First and foremost, Oregon politicos should think more about prioritizing economic revitalization for rural areas that have been left behind compared to more urban and economically dynamic parts of the state. This might not address conservative Oregonians’ distress that abortion rights persist in Oregon, or that undocumented immigrants aren’t treated more harshly, but it could at least ameliorate the sense that the state is ignoring their needs. Among other things, the state could send far more money to rural schools, with the twin aims of improving education and boosting local economies (indeed, this is a basic measure every state should pursue, and that the federal government should subsidize).

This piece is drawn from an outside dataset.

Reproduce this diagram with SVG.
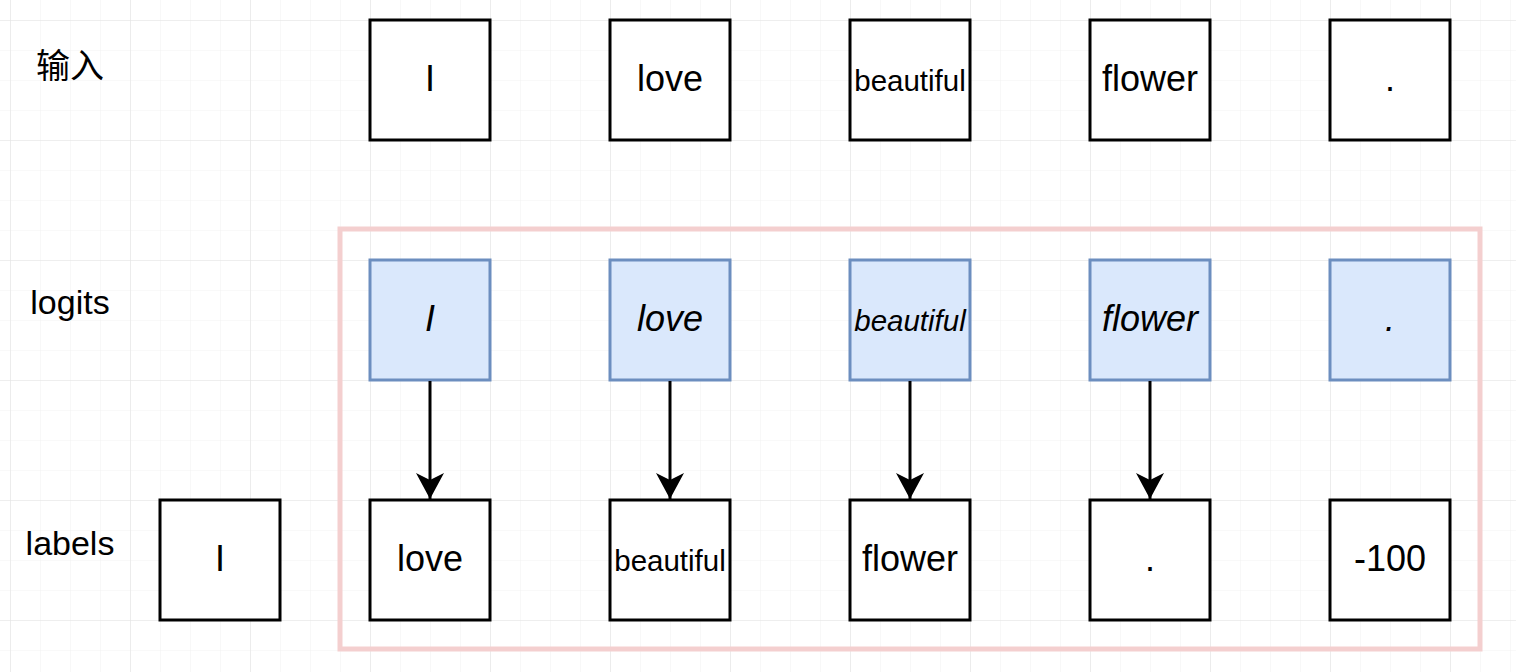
<svg xmlns="http://www.w3.org/2000/svg" width="1516" height="672" viewBox="0 0 1516 672">
<defs>
<pattern id="minor" x="10" y="20" width="30" height="30" patternUnits="userSpaceOnUse">
<path d="M0,0 H30 M0,0 V30" fill="none" stroke="#f3f3f3" stroke-width="1.2"/>
</pattern>
<pattern id="major" x="10" y="20" width="120" height="120" patternUnits="userSpaceOnUse">
<path d="M0,0 H120 M0,0 V120" fill="none" stroke="#e4e4e4" stroke-width="1.2"/>
</pattern>
<marker id="arrow" viewBox="0 0 30 30" refX="28" refY="15" markerWidth="30" markerHeight="30" markerUnits="userSpaceOnUse" orient="auto">
<path d="M28,15 L2,1 L9,15 L2,29 Z" fill="#000"/>
</marker>
<style>
.box{fill:#fff;stroke:#000;stroke-width:3}
.logit{fill:#dae8fc;stroke:#6c8ebf;stroke-width:3}
.t{font-family:"Liberation Sans",Arial,sans-serif;font-size:36px;text-anchor:middle;fill:#000}
.s{font-size:29.5px}
.i{font-style:italic}
.lbl{font-family:"Liberation Sans","Noto Sans CJK SC",sans-serif;font-size:34px;text-anchor:middle;fill:#000}
.edge{stroke:#000;stroke-width:3;fill:none;marker-end:url(#arrow)}
</style>
</defs>
<rect width="1516" height="672" fill="#fff"/>
<rect width="1516" height="672" fill="url(#minor)"/>
<rect width="1516" height="672" fill="url(#major)"/>

<g id="frame"><rect x="340" y="229" width="1140" height="420" fill="none" stroke="#f4cfcf" stroke-width="5"/></g>

<g id="row-labels">
<text class="lbl" x="70" y="78">输入</text>
<text class="lbl" x="70" y="314">logits</text>
<text class="lbl" x="70" y="555">labels</text>
</g>

<g id="in-I"><rect class="box" x="370" y="20" width="120" height="120"/><text class="t" x="430" y="91">I</text></g>
<g id="in-love"><rect class="box" x="610" y="20" width="120" height="120"/><text class="t" x="670" y="91">love</text></g>
<g id="in-beautiful"><rect class="box" x="850" y="20" width="120" height="120"/><text class="t s" x="910" y="91">beautiful</text></g>
<g id="in-flower"><rect class="box" x="1090" y="20" width="120" height="120"/><text class="t" x="1150" y="91">flower</text></g>
<g id="in-dot"><rect class="box" x="1330" y="20" width="120" height="120"/><text class="t" x="1390" y="91">.</text></g>

<g id="lg-I"><rect class="logit" x="370" y="260" width="120" height="120"/><text class="t i" x="430" y="331">I</text></g>
<g id="lg-love"><rect class="logit" x="610" y="260" width="120" height="120"/><text class="t i" x="670" y="331">love</text></g>
<g id="lg-beautiful"><rect class="logit" x="850" y="260" width="120" height="120"/><text class="t s i" x="910" y="331">beautiful</text></g>
<g id="lg-flower"><rect class="logit" x="1090" y="260" width="120" height="120"/><text class="t i" x="1150" y="331">flower</text></g>
<g id="lg-dot"><rect class="logit" x="1330" y="260" width="120" height="120"/><text class="t i" x="1390" y="331">.</text></g>

<g id="lb-I"><rect class="box" x="160" y="500" width="120" height="120"/><text class="t" x="220" y="571">I</text></g>
<g id="lb-love"><rect class="box" x="370" y="500" width="120" height="120"/><text class="t" x="430" y="571">love</text></g>
<g id="lb-beautiful"><rect class="box" x="610" y="500" width="120" height="120"/><text class="t s" x="670" y="571">beautiful</text></g>
<g id="lb-flower"><rect class="box" x="850" y="500" width="120" height="120"/><text class="t" x="910" y="571">flower</text></g>
<g id="lb-dot"><rect class="box" x="1090" y="500" width="120" height="120"/><text class="t" x="1150" y="571">.</text></g>
<g id="lb-100"><rect class="box" x="1330" y="500" width="120" height="120"/><text class="t" x="1390" y="571">-100</text></g>

<g id="connectors">
<line class="edge" x1="430" y1="381" x2="430" y2="499"/>
<line class="edge" x1="670" y1="381" x2="670" y2="499"/>
<line class="edge" x1="910" y1="381" x2="910" y2="499"/>
<line class="edge" x1="1150" y1="381" x2="1150" y2="499"/>
</g>
</svg>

But those who believe that Oregon is stronger when all parts of it feel included and respected should also think a lot harder about promoting a vision of the state’s common values and interests. The Greater Idaho movement is fixated on differences, some of which are indeed difficult or even impossible to bridge, but a countering case can be made that commonalities among all Oregonians remain far more powerful. Among other things, we all face together the challenges of slowing and adapting to climate change. We all want the best education possible for our children. We all want jobs that pay at least a living wage and provide a dignified workplace. The idea that Oregon’s differences are irreconcilable is rooted in resentments and narratives that may yet prove susceptible to the force of logic, compassion, and shared purpose.